# Sniper One by Sgt. Dan Mills (1st Bn The PWRR at Al Amarah)



## Gunner98 (2 Aug 2009)

I borrowed Sniper One: On Scope and Under Siege with a Sniper Team in Iraq from the local library (same visit as Contact Charlie). Book is praised by The Sun (U.K.) as, "The most vivid account ever of total combat on Iraq's front lines."

IMHO, it is a boastful account by a sniper platoon leader (of his 18 member platoon) in Iraq from April - October 2004. It is almost like a Dick Marcinko novel. He states early in the book,

 "I have been a soldier for eighteen years and a sniper for ten.  I'd done six tours of Northern Ireland, one of Kosovo, and one of Bosnia_ and I still hadn't fired my rifle once in anger...But not actually being shot at by an enemy standing right in front of you, and not getting the chance to shoot back, used to make me question whether I could ever call myself a real soldier."  A little foreboding that is about to change. The climax of the story involves a 23-day defence of Cimic House at Al Amarah.  Tour stats >200 confirmed kills.  Tour losses 1 KIA and six seriously wounded.
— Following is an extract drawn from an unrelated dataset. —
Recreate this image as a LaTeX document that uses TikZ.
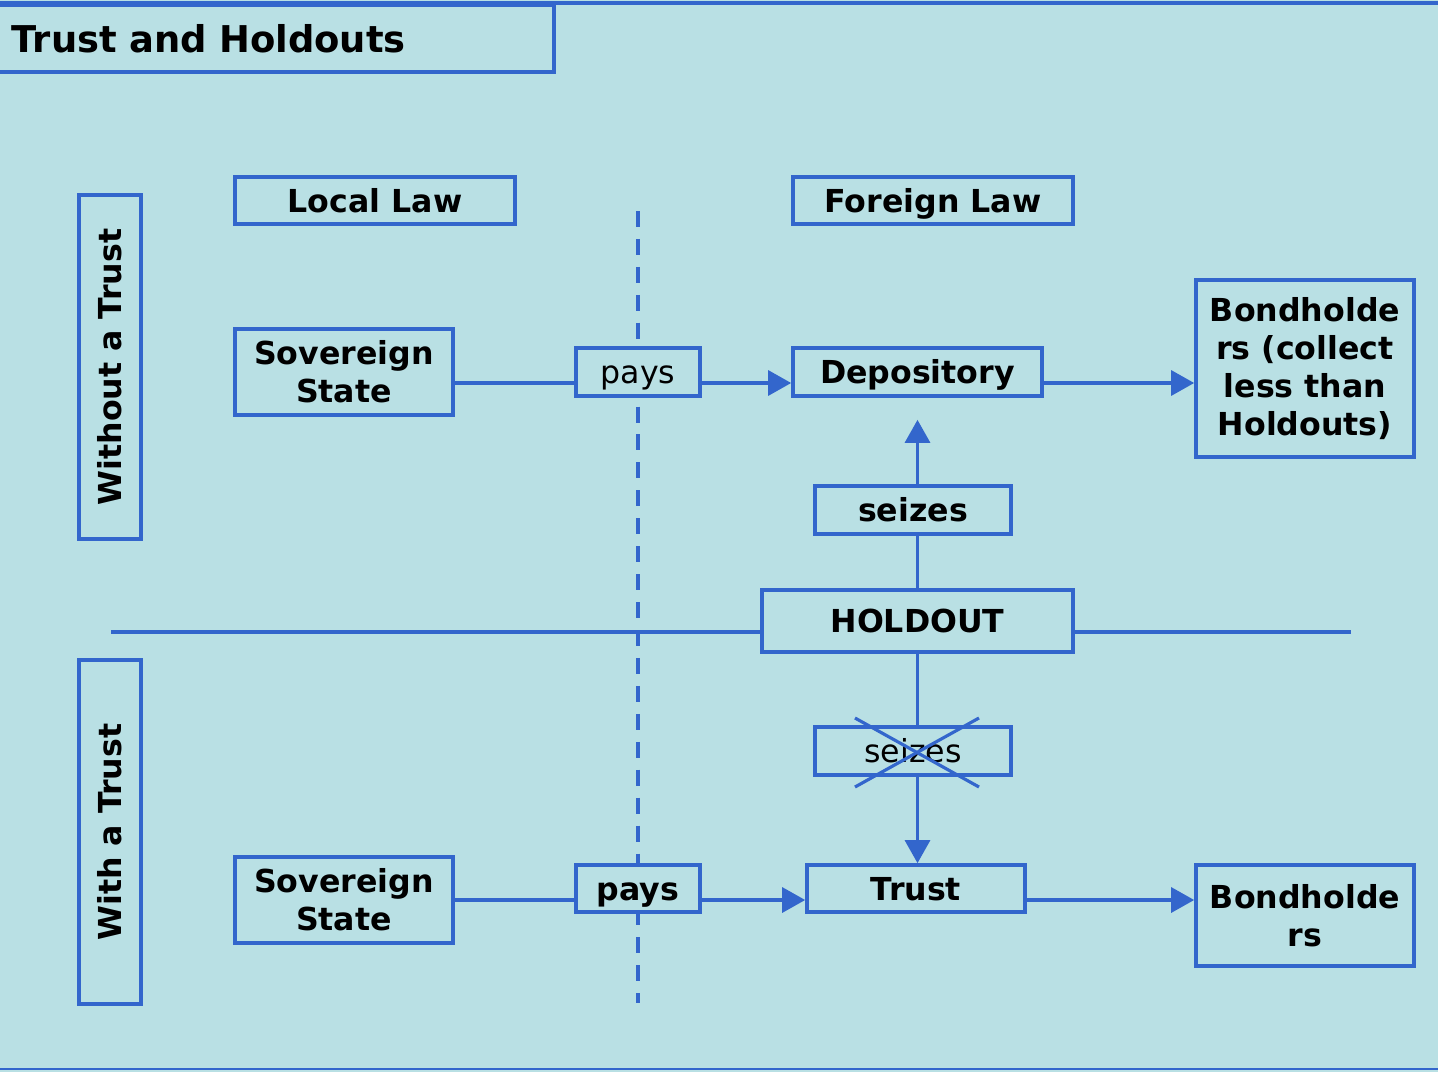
\documentclass[tikz,border=0pt]{standalone}
\usepackage{fontspec}
\setmainfont{DejaVu Sans}
\usetikzlibrary{arrows.meta,positioning,calc}
\definecolor{Sea}{HTML}{B9E0E4}
\definecolor{Edge}{HTML}{3366CC}

\begin{document}
\begin{tikzpicture}[x=0.02cm,y=-0.02cm,
    box/.style={draw=Edge,fill=Sea,line width=2.1pt,inner sep=0pt,align=center,
      font=\fontsize{18}{21.5}\selectfont\bfseries},
    oneline/.style={text height=18pt,text depth=4.5pt},
    thin/.style={box,font=\fontsize{18}{21.5}\selectfont},
    side/.style={box,oneline,rotate=90,minimum width=6.88cm,minimum height=1.24cm},
    link/.style={Edge,line width=1.8pt},
    flow/.style={link,-{Triangle[length=0.46cm,width=0.5cm]}}
  ]
    \useasboundingbox (0,0) rectangle (1438,1072);
    \fill[Sea] (0,0) rectangle (1438,1072);
    \draw[Edge,line width=2pt] (0,3) -- (1438,3);
    \draw[Edge,line width=1.4pt] (0,1069) -- (1438,1069);
    \node[draw=Edge,line width=2.1pt,anchor=west,minimum height=1.34cm,inner xsep=0.3cm,
      text width=10.54cm,align=left,font=\fontsize{21}{24}\selectfont\bfseries]
      (title) at (-5,38.5) {Trust and Holdouts};
    % the two kinds of law
    \coordinate (dashTop) at (638,211);
    \coordinate (dashBot) at (638,1003);
    \draw[Edge,line width=2.3pt,dash pattern=on 9.1pt off 6.8pt] (dashTop) -- (dashBot);
    \node[box,oneline,minimum width=5.6cm,minimum height=0.94cm] (local) at (375,200.5) {Local Law};
    \node[box,oneline,minimum width=5.6cm,minimum height=0.94cm] (foreign) at (933,200.5) {Foreign Law};
    \node[side] (without) at (110,367) {Without a Trust};
    \node[side] (with) at (110,832) {With a Trust};
    % divider
    \coordinate (divL) at (111,632);
    \coordinate (divR) at (1351,632);
    \node[box,oneline,minimum width=6.22cm,minimum height=1.24cm] (hold) at (917.5,621) {HOLDOUT};
    \draw[link] (divL) -- (hold.west |- divL);
    \draw[link] (hold.east |- divL) -- (divR);
    % without a trust
    \coordinate (rowA) at (0,383);
    \node[box,minimum width=4.36cm,minimum height=1.72cm] (sov1) at (344,372) {Sovereign\\State};
    \node[thin,oneline,minimum width=2.48cm,minimum height=0.96cm] (pays1) at (638,372) {pays};
    \node[box,oneline,minimum width=4.98cm,minimum height=0.96cm] (depo) at (917.5,372) {Depository};
    \node[box,minimum width=4.36cm,minimum height=3.54cm] (bond1) at (1305,368.5)
      {Bondholde\\rs (collect\\less than\\Holdouts)};
    \node[box,oneline,minimum width=3.92cm,minimum height=0.96cm] (seize1) at (913,510) {seizes};
    \draw[link] (sov1.east |- rowA) -- (pays1.west |- rowA);
    \draw[flow] (pays1.east |- rowA) -- (depo.west |- rowA);
    \draw[flow] (depo.east |- rowA) -- (bond1.west |- rowA);
    \draw[link] (hold.north) -- (hold.north |- seize1.south);
    \draw[flow,shorten >=0.44cm] (hold.north |- seize1.north) -- (hold.north |- depo.south);
    % with a trust
    \coordinate (rowB) at (0,900);
    \node[box,minimum width=4.36cm,minimum height=1.72cm] (sov2) at (344,900) {Sovereign\\State};
    \node[box,oneline,minimum width=2.48cm,minimum height=0.94cm] (pays2) at (638,888.5) {pays};
    \node[box,oneline,minimum width=4.36cm,minimum height=0.94cm] (trust) at (916,888.5) {Trust};
    \node[box,minimum width=4.36cm,minimum height=2.02cm] (bond2) at (1305,915.5) {Bondholde\\rs};
    \node[thin,oneline,minimum width=3.92cm,minimum height=0.96cm] (seize2) at (913,751) {seizes};
    \draw[link] (sov2.east |- rowB) -- (pays2.west |- rowB);
    \draw[flow] (pays2.east |- rowB) -- (trust.west |- rowB);
    \draw[flow] (trust.east |- rowB) -- (bond2.west |- rowB);
    \draw[link] (hold.south) -- (hold.south |- seize2.north);
    \draw[flow] (hold.south |- seize2.south) -- (hold.south |- trust.north);
    % crossed out
    \coordinate (xa) at (855,718);
    \coordinate (xb) at (979,787);
    \coordinate (xc) at (855,787);
    \coordinate (xd) at (979,718);
    \draw[link] (xa) -- (xb);
    \draw[link] (xc) -- (xd);
  \end{tikzpicture}
\end{document}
An average book but worth a summer-time read if you have a month to kill and it keeps on raining. I am selectively re-reading the 350-page book prior to returning it to the library. First Edition - US St. Martins Press- Sep 08, First published in Great Britain in 2007.


----------



## Gunner98 (2 Aug 2009)

Al Amarah was the scene of Private Beharry's Warrior heroics that resulted in his Victoria Cross, a recount of the 1 May 2004 incident appears on pages 115-130.  link: http://www.victoriacross.org.uk/bbbeharr.htm

Has anyone seen or read his book? Johnson, Beharry and Cook, Nick. Barefoot Soldier, Little, Brown Book Group, (5 October 2006.)


----------